Evening Post Industries
- Type: Private
- Industry: Newspapers
- Founded: 1896; 130 years ago
- Fate: Television stations acquired by the E. W. Scripps Company
- Headquarters: Charleston, South Carolina, U.S.,
- Area served: United States (Nationwide)
- Key people: Pierre Manigault, Chairman John Barnwell, President and CEO
- Subsidiaries: Cordillera Communications (defunct)
- Website: www.eveningpostindustries.com

= Evening Post Industries =

American media company

Evening Post Industries (founded as Evening Post Publishing Company) is a privately held American media company based in Charleston, South Carolina, United States. It has been led by four generations of the Manigault family.

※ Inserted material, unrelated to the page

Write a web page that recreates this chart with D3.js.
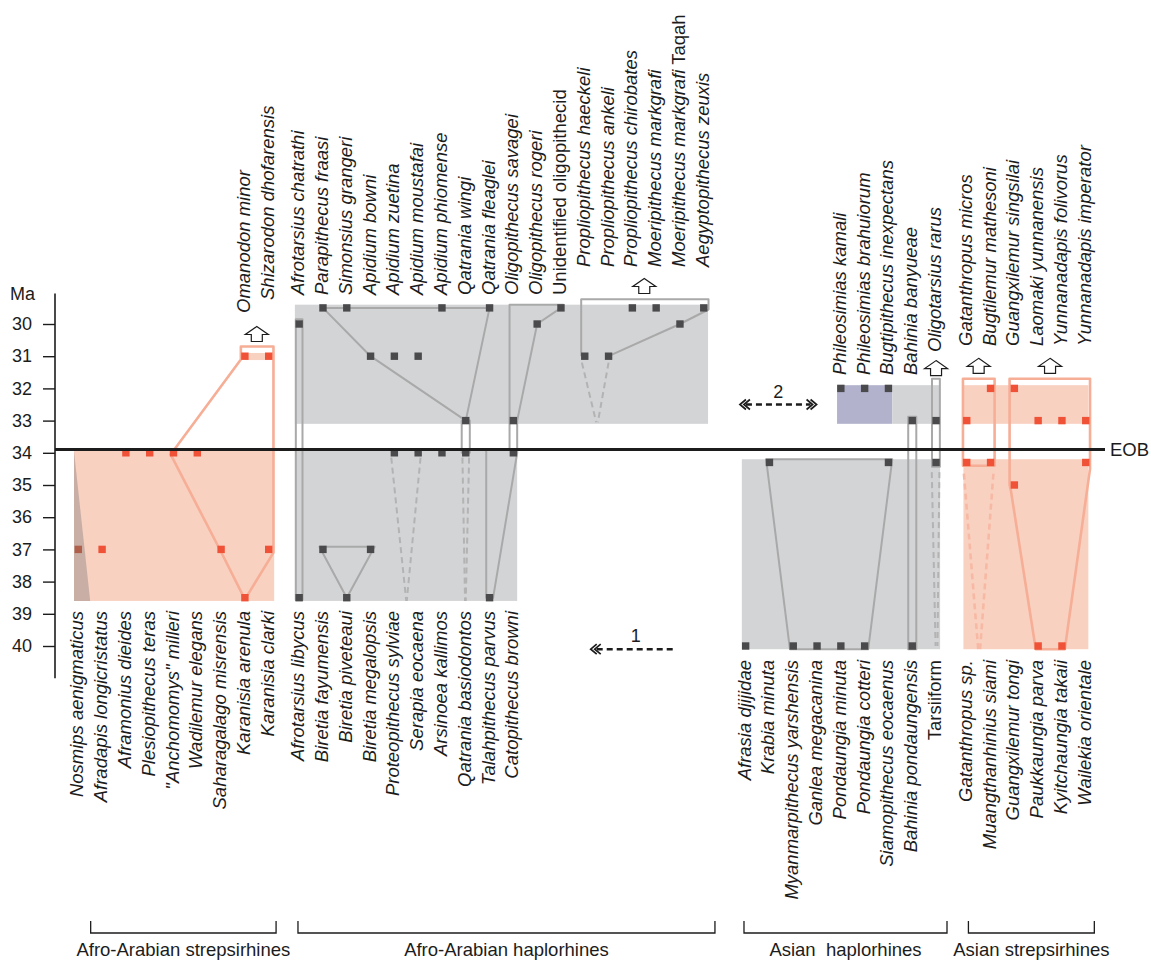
<!DOCTYPE html>
<html><head><meta charset="utf-8">
<script src="https://cdn.jsdelivr.net/npm/d3@7"></script>
<style>
html,body{margin:0;padding:0;background:#fff;}
svg{display:block;font-family:"Liberation Sans",Arial,Helvetica,sans-serif;}
</style></head><body>
<svg id="chart" width="1151" height="960"></svg>
<script>
// ================= DATA =================
const groupNames = ["Afro-Arabian strepsirhines","Afro-Arabian haplorhines","Asian  haplorhines","Asian strepsirhines"];

// Group 0 : Afro-Arabian strepsirhines
const asBottom = ["Nosmips aenigmaticus","Afradapis longicristatus","Aframonius dieides","Plesiopithecus teras","\"Anchomomys\" milleri","Wadilemur elegans","Saharagalago misrensis","Karanisia arenula","Karanisia clarki"];
const asBottomMa = [37,37,34,34,34,34,37,38.5,37];
const asTop = ["Omanodon minor","Shizarodon dhofarensis"];
const asTopCol = [7,8];
const asTopMa = [31,31];

// Group 1 : Afro-Arabian haplorhines
const ahBottom = ["Afrotarsius libycus","Biretia fayumensis","Biretia piveteaui","Biretia megalopsis","Proteopithecus sylviae","Serapia eocaena","Arsinoea kallimos","Qatrania basiodontos","Talahpithecus parvus","Catopithecus browni"];
const ahBottomMa = [38.5,37,38.5,37,34,34,34,34,38.5,34];
const ahTop = ["Afrotarsius chatrathi","Parapithecus fraasi","Simonsius grangeri","Apidium bowni","Apidium zuetina","Apidium moustafai","Apidium phiomense","Qatrania wingi","Qatrania fleaglei","Oligopithecus savagei","Oligopithecus rogeri","Unidentified oligopithecid","Propliopithecus haeckeli","Propliopithecus ankeli","Propliopithecus chirobates","Moeripithecus markgrafi","Moeripithecus markgrafi Taqah","Aegyptopithecus zeuxis"];
const ahTopMa = [30,29.5,29.5,31,31,31,29.5,33,29.5,33,30,29.5,31,31,29.5,29.5,30,29.5];

// Group 2 : Asian haplorhines
const shBottom = ["Afrasia djijidae","Krabia minuta","Myanmarpithecus yarshensis","Ganlea megacanina","Pondaungia minuta","Pondaungia cotteri","Siamopithecus eocaenus","Bahinia pondaungensis","Tarsiiform"];
const shBottomMa = [40,34.3,40,40,40,40,34.3,40,34.3];
const shTop = ["Phileosimias kamali","Phileosimias brahuiorum","Bugtipithecus inexpectans","Bahinia banyueae","Oligotarsius rarus"];
const shTopCol = [4,5,6,7,8];
const shTopMa = [32,32,32,33,33];

// Group 3 : Asian strepsirhines
const ssBottom = ["Gatanthropus sp.","Muangthanhinius siami","Guangxilemur tongi","Paukkaungia parva","Kyitchaungia takaii","Wailekia orientale"];
const ssBottomMa = [34.3,34.3,35,40,40,34.3];
const ssTop = ["Gatanthropus micros","Bugtilemur mathesoni","Guangxilemur singsilai","Laomaki yunnanensis","Yunnanadapis folivorus","Yunnanadapis imperator"];
const ssTopMa = [33,32,32,33,33,33];

const uprightNames = ["Unidentified oligopithecid","Tarsiiform"];
const maTicks = [30,31,32,33,34,35,36,37,38,39,40];
const eobMa = 33.9;

// shaded ranges: [group, colFrom, colTo, maFrom, maTo, kind]
const ranges = [
  [0,-0.18,8.23,33.9,38.6,"salmon"],
  [0,7,8.1,30.9,31.12,"salmon"],
  [1,-0.18,17.18,29.4,33.1,"gray"],
  [1,-0.18,9.16,33.9,38.6,"gray"],
  [2,-0.16,8.17,34.2,40.1,"gray"],
  [2,3.84,6.16,31.9,33.1,"purple"],
  [2,6.16,8.17,31.9,33.1,"gray"],
  [3,-0.14,5.11,31.9,33.1,"salmon"],
  [3,-0.14,5.11,34.2,40.1,"salmon"]
];
// filled polygon (Nosmips wedge): [group, kind, points]
const wedges = [[0,"brown",[[-0.18,33.95],[-0.18,38.6],[0.5,38.6]]]];

// lineage outlines: [group, kind, dashed, closed, points[col, Ma]]
const lineages = [
  [0,"salmon",false,true,[[3.88,34.05],[6.83,31.1],[6.83,30.7],[8.2,30.7],[8.2,37.1],[7,38.55],[5.98,37.05]]],
  [1,"gray",false,true,[[-0.14,29.85],[0.14,29.85],[0.14,38.57],[-0.14,38.57]]],
  [1,"gray",false,true,[[1,29.5],[3,31],[7,33],[8,29.5]]],
  [1,"gray",false,true,[[6.83,33.0],[7.17,33.0],[7.17,34.0],[6.83,34.0]]],
  [1,"gray",true,false,[[6.86,34.15],[6.97,38.6]]],
  [1,"gray",true,false,[[7.14,34.15],[7.0,38.6]]],
  [1,"gray",true,false,[[3.87,34.15],[4.5,38.6]]],
  [1,"gray",true,false,[[5.1,34.15],[4.52,38.6]]],
  [1,"gray",false,true,[[0.85,36.92],[3.17,36.92],[2,38.5]]],
  [1,"gray",false,true,[[8.84,29.4],[11.1,29.4],[11,29.5],[10,30],[9.16,33],[9.16,34],[8.15,38.5],[7.86,38.5],[7.86,33.9],[8.84,33.9]]],
  [1,"gray",false,false,[[11.85,31],[11.85,29.23],[17.2,29.23],[17.2,29.55],[16,30],[13,31]]],
  [1,"gray",true,false,[[11.88,31.2],[12.48,33.05]]],
  [1,"gray",true,false,[[13,31.2],[12.55,33.05]]],
  [2,"gray",false,true,[[0.86,34.2],[6.16,34.2],[5.15,40.1],[1.86,40.1]]],
  [2,"gray",false,true,[[6.83,32.88],[7.17,32.88],[7.17,40.1],[6.83,40.1]]],
  [2,"gray",false,true,[[7.83,31.7],[8.16,31.7],[8.16,34.43],[7.83,34.43]]],
  [2,"gray",true,false,[[7.82,34.6],[7.98,40.0]]],
  [2,"gray",true,false,[[8.14,34.6],[8.06,40.0]]],
  [3,"salmon",false,true,[[-0.16,31.7],[1.17,31.7],[1.17,34.4],[-0.16,34.4]]],
  [3,"salmon",true,false,[[-0.12,34.65],[0.48,40.1]]],
  [3,"salmon",true,false,[[1.12,34.65],[0.56,40.1]]],
  [3,"salmon",false,true,[[1.8,31.7],[5.18,31.7],[5.18,34.5],[4.12,40.1],[2.9,40.1],[1.85,35.15],[1.8,35]]]
];

// open "continues younger" arrows: [group, col, Ma]
const upArrows = [[0,7.5,30.31],[1,14.5,28.82],[2,8,31.37],[3,0.5,31.3],[3,3.5,31.3]];

// dispersal arrows: [label, slotFrom, slotTo, Ma, bothEnds]
const dispersals = [["1",21.53,25.14,40.1,false],["2",27.8,31.02,32.5,true]];

// ================= LAYOUT / STYLE =================
const W = 1151, H = 960;
const FS = 18.5, INK = "#1c1c1c";
const fillColor = {salmon:"#f9d1c1", gray:"#d3d4d6", purple:"#b2b2cd", brown:"#c9aea6"};
const lineColor = {salmon:"#f6ae96", gray:"#a9a9a9"};
const dashColor = {salmon:"#f7b9a4", gray:"#b3b3b3"};
const markerColor = ["#ef5236","#4a4a4c","#4a4a4c","#ef5236"];
const groupOffset = [0, 9.28, 28.04, 37.33];

const x = d3.scaleLinear().domain([0,1]).range([78.3,102.1]);
const X = (g,c) => x(groupOffset[g] + c);
const y = d3.scaleLinear().domain([30,40]).range([324,646]);

const svg = d3.select("#chart");

// taxa list
const taxa = [];
asBottom.forEach((n,i)=>taxa.push({g:0,col:i,name:n,ma:asBottomMa[i],pos:"bottom"}));
asTop.forEach((n,i)=>taxa.push({g:0,col:asTopCol[i],name:n,ma:asTopMa[i],pos:"top"}));
ahBottom.forEach((n,i)=>taxa.push({g:1,col:i,name:n,ma:ahBottomMa[i],pos:"bottom"}));
ahTop.forEach((n,i)=>taxa.push({g:1,col:i,name:n,ma:ahTopMa[i],pos:"top"}));
shBottom.forEach((n,i)=>taxa.push({g:2,col:i,name:n,ma:shBottomMa[i],pos:"bottom"}));
shTop.forEach((n,i)=>taxa.push({g:2,col:shTopCol[i],name:n,ma:shTopMa[i],pos:"top"}));
ssBottom.forEach((n,i)=>taxa.push({g:3,col:i,name:n,ma:ssBottomMa[i],pos:"bottom"}));
ssTop.forEach((n,i)=>taxa.push({g:3,col:i,name:n,ma:ssTopMa[i],pos:"top"}));

function topStart(d){
  if(d.g===0) return d.col===7 ? 313 : 300;
  if(d.g===1) return d.col<12 ? 295 : 267;
  if(d.g===2) return d.col===8 ? 352 : 375;
  return 346;
}
function bottomEnd(d){ return d.g<2 ? 611 : 660; }

// ---- shaded ranges ----
svg.append("g").selectAll("rect").data(ranges).join("rect")
  .attr("x",d=>X(d[0],d[1])).attr("width",d=>X(d[0],d[2])-X(d[0],d[1]))
  .attr("y",d=>y(d[3])).attr("height",d=>y(d[4])-y(d[3]))
  .attr("fill",d=>fillColor[d[5]]);

svg.append("g").selectAll("path").data(wedges).join("path")
  .attr("d",d=>d3.line()(d[2].map(p=>[X(d[0],p[0]),y(p[1])]))+"Z")
  .attr("fill",d=>fillColor[d[1]]);

// ---- lineage lines ----
svg.append("g").selectAll("path").data(lineages).join("path")
  .attr("d",d=>d3.line()(d[4].map(p=>[X(d[0],p[0]),y(p[1])]))+(d[3]?"Z":""))
  .attr("fill","none")
  .attr("stroke",d=>d[2]?dashColor[d[1]]:lineColor[d[1]])
  .attr("stroke-width",d=>d[1]==="salmon"?2.6:2)
  .attr("stroke-dasharray",d=>d[2]?"6,4":null)
  .attr("stroke-linejoin","round");

// ---- markers ----
const MS = 7.4;
svg.append("g").selectAll("rect").data(taxa).join("rect")
  .attr("x",d=>X(d.g,d.col)-MS/2).attr("y",d=>y(d.ma)-MS/2)
  .attr("width",MS).attr("height",MS)
  .attr("fill",d=>(d.g===0&&d.col===0&&d.pos==="bottom")?"#b0604a":markerColor[d.g]);

// ---- EOB line ----
svg.append("line").attr("x1",55).attr("x2",1105).attr("y1",y(eobMa)).attr("y2",y(eobMa))
  .attr("stroke",INK).attr("stroke-width",3);
svg.append("text").attr("x",1110).attr("y",y(eobMa)).attr("dy","0.35em")
  .attr("font-size",FS).attr("fill",INK).text("EOB");

// ---- up arrows ----
const arrowPath = "M0,-7.5 L11.5,0.5 L5.5,0.5 L5.5,7.5 L-5.5,7.5 L-5.5,0.5 L-11.5,0.5 Z";
svg.append("g").selectAll("path").data(upArrows).join("path")
  .attr("transform",d=>`translate(${X(d[0],d[1])},${y(d[2])})`)
  .attr("d",arrowPath).attr("fill","#fff").attr("stroke",INK).attr("stroke-width",1.2)
  .attr("stroke-linejoin","miter");

// ---- dispersal arrows ----
dispersals.forEach(d=>{
  const x1 = x(d[1]), x2 = x(d[2]), yy = y(d[3]);
  const gA = svg.append("g");
  gA.append("line").attr("x1",x1+6).attr("x2",d[4]?x2-6:x2).attr("y1",yy).attr("y2",yy)
    .attr("stroke",INK).attr("stroke-width",2.6).attr("stroke-dasharray","6,4");
  const chev = (tip,dir)=>{
    [0,4].forEach(o=>{
      const t = tip + dir*o;
      gA.append("path").attr("d",`M${t+dir*6},${yy-5} L${t},${yy} L${t+dir*6},${yy+5}`)
        .attr("fill","none").attr("stroke",INK).attr("stroke-width",1.7);
    });
  };
  chev(x1,1);
  if(d[4]) chev(x2,-1);
  gA.append("text").attr("x",(x1+x2)/2+(d[4]?0:2)).attr("y",yy-7)
    .attr("text-anchor","middle").attr("font-size",18).attr("fill",INK).text(d[0]);
});

// ---- y axis ----
const axis = d3.axisLeft(y).tickValues(maTicks).tickSize(12).tickPadding(11).tickFormat(d3.format("d"));
const ax = svg.append("g").attr("transform","translate(55,0)").call(axis);
ax.select(".domain").remove();
ax.selectAll("text").attr("font-size",18).attr("fill",INK)
  .attr("font-family","'Liberation Sans',Arial,sans-serif");
ax.selectAll("line").attr("stroke",INK).attr("stroke-width",1.4);
svg.append("line").attr("x1",55).attr("x2",55).attr("y1",y(29.05)).attr("y2",y(41.0))
  .attr("stroke",INK).attr("stroke-width",1.6);
svg.append("text").attr("x",35).attr("y",y(29.05)).attr("dy","0.35em").attr("text-anchor","end")
  .attr("font-size",18).attr("fill",INK).text("Ma");

// ---- species labels ----
function addLabel(sel, name){
  if(uprightNames.includes(name)){
    sel.append("tspan").attr("font-style","normal").text(name);
  } else if(name.endsWith(" Taqah")){
    sel.append("tspan").attr("font-style","italic").text(name.replace(" Taqah",""));
    sel.append("tspan").attr("font-style","normal").text(" Taqah");
  } else {
    sel.append("tspan").attr("font-style","italic").text(name);
  }
}
const lab = svg.append("g").attr("font-size",FS).attr("fill",INK);
taxa.forEach(d=>{
  const xx = X(d.g,d.col);
  if(d.pos==="top"){
    const t = lab.append("text").attr("transform",`translate(${xx},${topStart(d)}) rotate(-90)`)
      .attr("dy","0.27em").attr("text-anchor","start");
    addLabel(t,d.name);
  } else {
    const t = lab.append("text").attr("transform",`translate(${xx},${bottomEnd(d)}) rotate(-90)`)
      .attr("dy","0.27em").attr("text-anchor","end");
    addLabel(t,d.name);
  }
});

// ---- group brackets ----
const brackets = [[0,0.52,8.31],[1,-0.05,17.47],[2,-0.07,8.46],[3,0.07,5.36]];
const bg = svg.append("g");
brackets.forEach(b=>{
  const a = X(b[0],b[1]), c = X(b[0],b[2]);
  bg.append("path").attr("d",`M${a},921 V933 H${c} V921`).attr("fill","none")
    .attr("stroke",INK).attr("stroke-width",1.3);
  bg.append("text").attr("x",(a+c)/2).attr("y",956).attr("text-anchor","middle")
    .attr("font-size",18.5).attr("fill",INK).attr("xml:space","preserve")
    .style("white-space","pre").text(groupNames[b[0]]);
});
</script>
</body></html>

The company owns The Post and Courier of Charleston, the South's oldest daily newspaper; the Aiken Standard; and five other newspapers in the state. Other holdings include White Oak Forestry Company and the Clear Night Group marketing agency.

== History ==
The Evening Post Publishing Company was formed by rice planter Arthur Manigault in 1896 to acquire The Evening Post, Charleston's then-ailing afternoon newspaper. Manigault's son Robert became publisher in 1924. Two years later, he bought Charleston's morning paper, The News & Courier, the oldest daily newspaper in the South.

The company launched an international syndication arm, Editors Press Service, in 1933.

When Robert died in 1945, his brother Edward took over; he was in turn succeeded by his son Peter. Peter's son, Pierre, inherited the company upon Peter's death in 2004.

In 2004, the Evening Post Publishing Company sold Editors Press Service to the Universal Press Syndicate, which renamed it Atlantic Syndication.

The company also owned the Buenos Aires Herald in Argentina, Latin America's oldest English language newspaper, until 2007.

In 2007, the company launched Garden & Gun magazine, which it sold in 2009 to a new firm launched by Pierre Manigault.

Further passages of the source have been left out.